Set problem:
Nothing but the lines from the top of the data to the line holding "(0,0) rectangle (1855,1136);" should be printed, word for word and both ends included; leave the pictures out.
● ● ●
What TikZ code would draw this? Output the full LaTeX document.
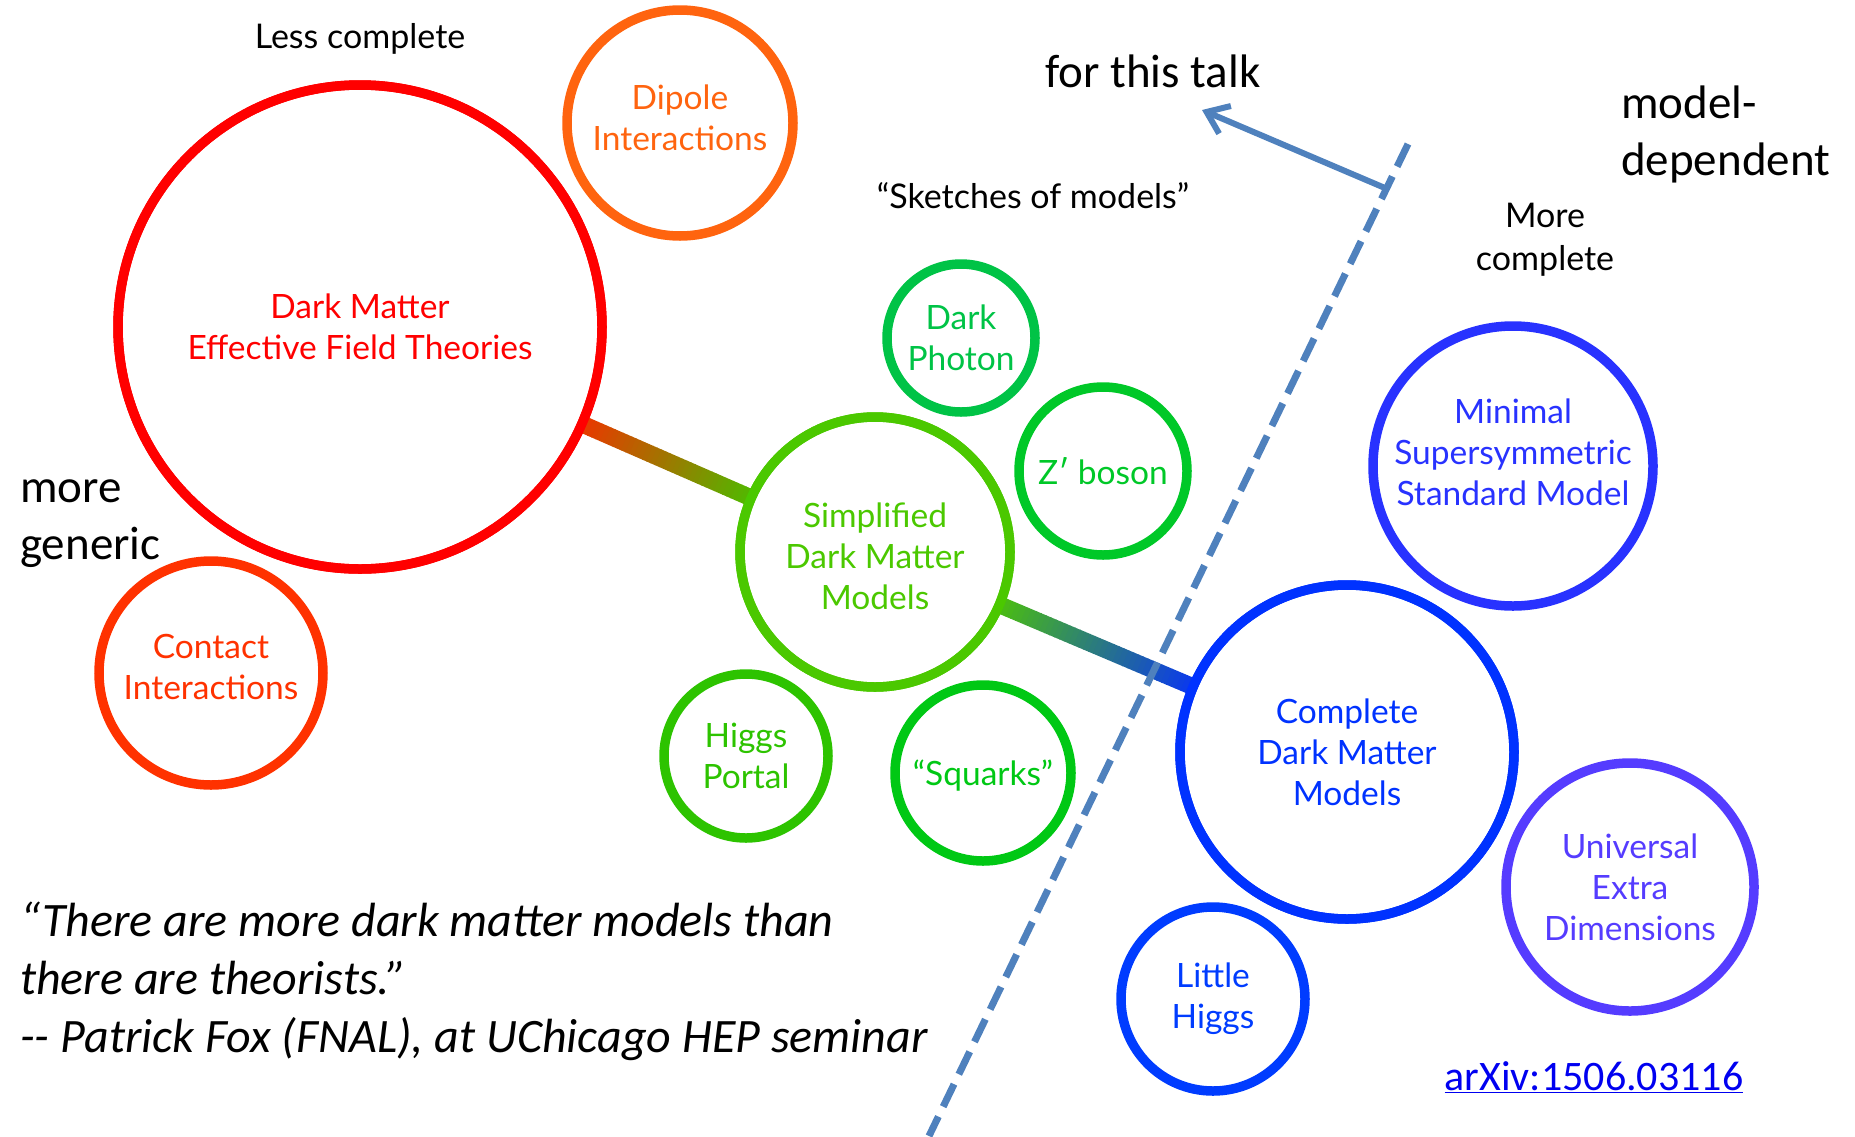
\documentclass[tikz,border=0pt]{standalone}
\usepackage{fontspec}
\setmainfont{Carlito}
\newfontfamily\gillfont{Lato}
\usetikzlibrary{calc,arrows.meta}
\definecolor{cEFT}{RGB}{255,0,0}
\definecolor{cDip}{RGB}{255,100,15}
\definecolor{cCon}{RGB}{255,50,0}
\definecolor{cSim}{RGB}{75,200,0}
\definecolor{cPho}{RGB}{0,195,70}
\definecolor{cZp}{RGB}{0,200,40}
\definecolor{cHig}{RGB}{45,195,0}
\definecolor{cSqu}{RGB}{0,200,20}
\definecolor{cMSSM}{RGB}{40,50,255}
\definecolor{cCom}{RGB}{0,50,255}
\definecolor{cUED}{RGB}{85,60,255}
\definecolor{cLit}{RGB}{0,60,255}
\definecolor{cDash}{RGB}{79,129,189}
\definecolor{gAs}{RGB}{235,55,0}
\definecolor{gAe}{RGB}{80,185,0}
\definecolor{gBs}{RGB}{75,190,15}
\definecolor{gBe}{RGB}{10,55,240}
\definecolor{cLink}{RGB}{0,0,240}
\begin{document}
\begin{tikzpicture}[x=1pt,y=-1pt,
  ring/.style={circle, draw, line width=9.5pt, inner sep=0pt},
  ctext/.style={font=\gillfont\fontsize{33.5}{41}\selectfont, align=center, inner sep=0pt},
  gtext/.style={font=\gillfont\fontsize{34}{43}\selectfont, align=center, text=black, inner sep=0pt},
  btext/.style={font=\fontsize{47}{57}\selectfont, align=left, text=black, inner sep=0pt},
  dashline/.style={draw=cDash, line width=7pt, dash pattern=on 25pt off 11pt},
  talkarrow/.style={draw=cDash, line width=6pt, -{Straight Barb[length=20pt,width=30pt]}}
]
\useasboundingbox (0,0) rectangle (1855,1136);

% rings (positions only)
\node[ring, draw=cEFT, minimum size=484pt] (eft) at (360,327) {};
\node[ring, draw=cDip, minimum size=226pt] (dip) at (680,123) {};
\node[ring, draw=cCon, minimum size=224pt] (con) at (211,673) {};
\node[ring, draw=cSim, minimum size=270pt] (sim) at (875,552) {};
\node[ring, draw=cPho, minimum size=148pt] (pho) at (961,338) {};
\node[ring, draw=cZp, minimum size=168pt] (zp) at (1103,471) {};
\node[ring, draw=cHig, minimum size=164pt] (hig) at (746,756) {};
\node[ring, draw=cSqu, minimum size=176pt] (squ) at (983,773) {};
\node[ring, draw=cMSSM, minimum size=280pt] (mssm) at (1513,466) {};
\node[ring, draw=cCom, minimum size=334pt] (com) at (1347,752) {};
\node[ring, draw=cUED, minimum size=248pt] (ued) at (1630,887) {};
\node[ring, draw=cLit, minimum size=184pt] (lit) at (1213,999) {};

% gradient connectors
\path (eft) -- (sim) coordinate[pos=0] (c1s) coordinate[pos=1] (c1e);
\path (sim) -- (com) coordinate[pos=0] (c2s) coordinate[pos=1] (c2e);
\foreach \i in {1,...,40}{
  \pgfmathsetmacro{\pa}{-0.025+1.05*(\i-1)/40}
  \pgfmathsetmacro{\pb}{-0.025+1.05*\i/40+0.004}
  \pgfmathsetmacro{\pc}{100*(\i-0.5)/40}
  \draw[line width=17pt, color=gAe!\pc!gAs] ($(c1s)!\pa!(c1e)$) -- ($(c1s)!\pb!(c1e)$);
  \draw[line width=17pt, color=gBe!\pc!gBs] ($(c2s)!\pa!(c2e)$) -- ($(c2s)!\pb!(c2e)$);
}

% redraw rings on top of connector ends
\draw[draw=cEFT, line width=9.5pt] (eft.center) circle (242pt);
\draw[draw=cSim, line width=9.5pt] (sim.center) circle (135pt);
\draw[draw=cCom, line width=9.5pt] (com.center) circle (167pt);

% ring texts
\node[ctext, text=cEFT] (teft) at (eft) {Dark Matter\\Effective Field Theories};
\node[ctext, text=cDip] (tdip) at ($(dip)+(0,-5)$) {Dipole\\Interactions};
\node[ctext, text=cCon] (tcon) at ($(con)+(0,-6)$) {Contact\\Interactions};
\node[ctext, text=cSim] (tsim) at ($(sim)+(0,4)$) {Simplified\\Dark Matter\\Models};
\node[ctext, text=cPho] (tpho) at (pho) {Dark\\Photon};
\node[ctext, text=cZp] (tzp) at (zp) {Z′ boson};
\node[ctext, text=cHig] (thig) at (hig) {Higgs\\Portal};
\node[ctext, text=cSqu] (tsqu) at ($(squ)+(0,3)$) {“Squarks”};
\node[ctext, text=cMSSM] (tmssm) at ($(mssm)+(0,-14)$) {Minimal\\Supersymmetric\\Standard Model};
\node[ctext, text=cCom] (tcom) at (com) {Complete\\Dark Matter\\Models};
\node[ctext, text=cUED] (tued) at (ued) {Universal\\Extra\\Dimensions};
\node[ctext, text=cLit] (tlit) at (lit) {Little\\Higgs};

% dashed divider and arrow
\coordinate (dtop) at (1408,144);
\coordinate (dbot) at (929,1136);
\draw[dashline] (dtop) -- (dbot);
\coordinate (atail) at ($(dtop)!0.045!(dbot)$);
\coordinate (atip) at (1202,110);
\draw[talkarrow] (atail) -- (atip);

% labels
\node[gtext] (less) at (360,39) {Less complete};
\node[gtext] (sketch) at (1033,196) {“Sketches of models”};
\node[gtext] (more) at (1545,240) {More\\complete};
\node[btext, anchor=center] (talk) at (1153,71) {for this talk};
\node[btext, anchor=west] (moddep) at (1621,134) {model-\\dependent};
\node[btext, anchor=west] (generic) at (20,524) {more\\generic};
\node[font=\itshape\fontsize{48}{58}\selectfont, align=left, anchor=west, inner sep=0pt] (quote) at (20,981)
  {“There are more dark matter models than\\there are theorists.”\\{-}{-} Patrick Fox (FNAL), at UChicago HEP seminar};
\node[font=\fontsize{42}{50}\selectfont, text=cLink, inner sep=0pt] (arxiv) at (1594,1077) {\underline{arXiv:1506.03116}};
\end{tikzpicture}
\end{document}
● ● ●
Result for this exercise:
What TikZ code would draw this? Output the full LaTeX document.
\documentclass[tikz,border=0pt]{standalone}
\usepackage{fontspec}
\setmainfont{Carlito}
\newfontfamily\gillfont{Lato}
\usetikzlibrary{calc,arrows.meta}
\definecolor{cEFT}{RGB}{255,0,0}
\definecolor{cDip}{RGB}{255,100,15}
\definecolor{cCon}{RGB}{255,50,0}
\definecolor{cSim}{RGB}{75,200,0}
\definecolor{cPho}{RGB}{0,195,70}
\definecolor{cZp}{RGB}{0,200,40}
\definecolor{cHig}{RGB}{45,195,0}
\definecolor{cSqu}{RGB}{0,200,20}
\definecolor{cMSSM}{RGB}{40,50,255}
\definecolor{cCom}{RGB}{0,50,255}
\definecolor{cUED}{RGB}{85,60,255}
\definecolor{cLit}{RGB}{0,60,255}
\definecolor{cDash}{RGB}{79,129,189}
\definecolor{gAs}{RGB}{235,55,0}
\definecolor{gAe}{RGB}{80,185,0}
\definecolor{gBs}{RGB}{75,190,15}
\definecolor{gBe}{RGB}{10,55,240}
\definecolor{cLink}{RGB}{0,0,240}
\begin{document}
\begin{tikzpicture}[x=1pt,y=-1pt,
  ring/.style={circle, draw, line width=9.5pt, inner sep=0pt},
  ctext/.style={font=\gillfont\fontsize{33.5}{41}\selectfont, align=center, inner sep=0pt},
  gtext/.style={font=\gillfont\fontsize{34}{43}\selectfont, align=center, text=black, inner sep=0pt},
  btext/.style={font=\fontsize{47}{57}\selectfont, align=left, text=black, inner sep=0pt},
  dashline/.style={draw=cDash, line width=7pt, dash pattern=on 25pt off 11pt},
  talkarrow/.style={draw=cDash, line width=6pt, -{Straight Barb[length=20pt,width=30pt]}}
]
\useasboundingbox (0,0) rectangle (1855,1136);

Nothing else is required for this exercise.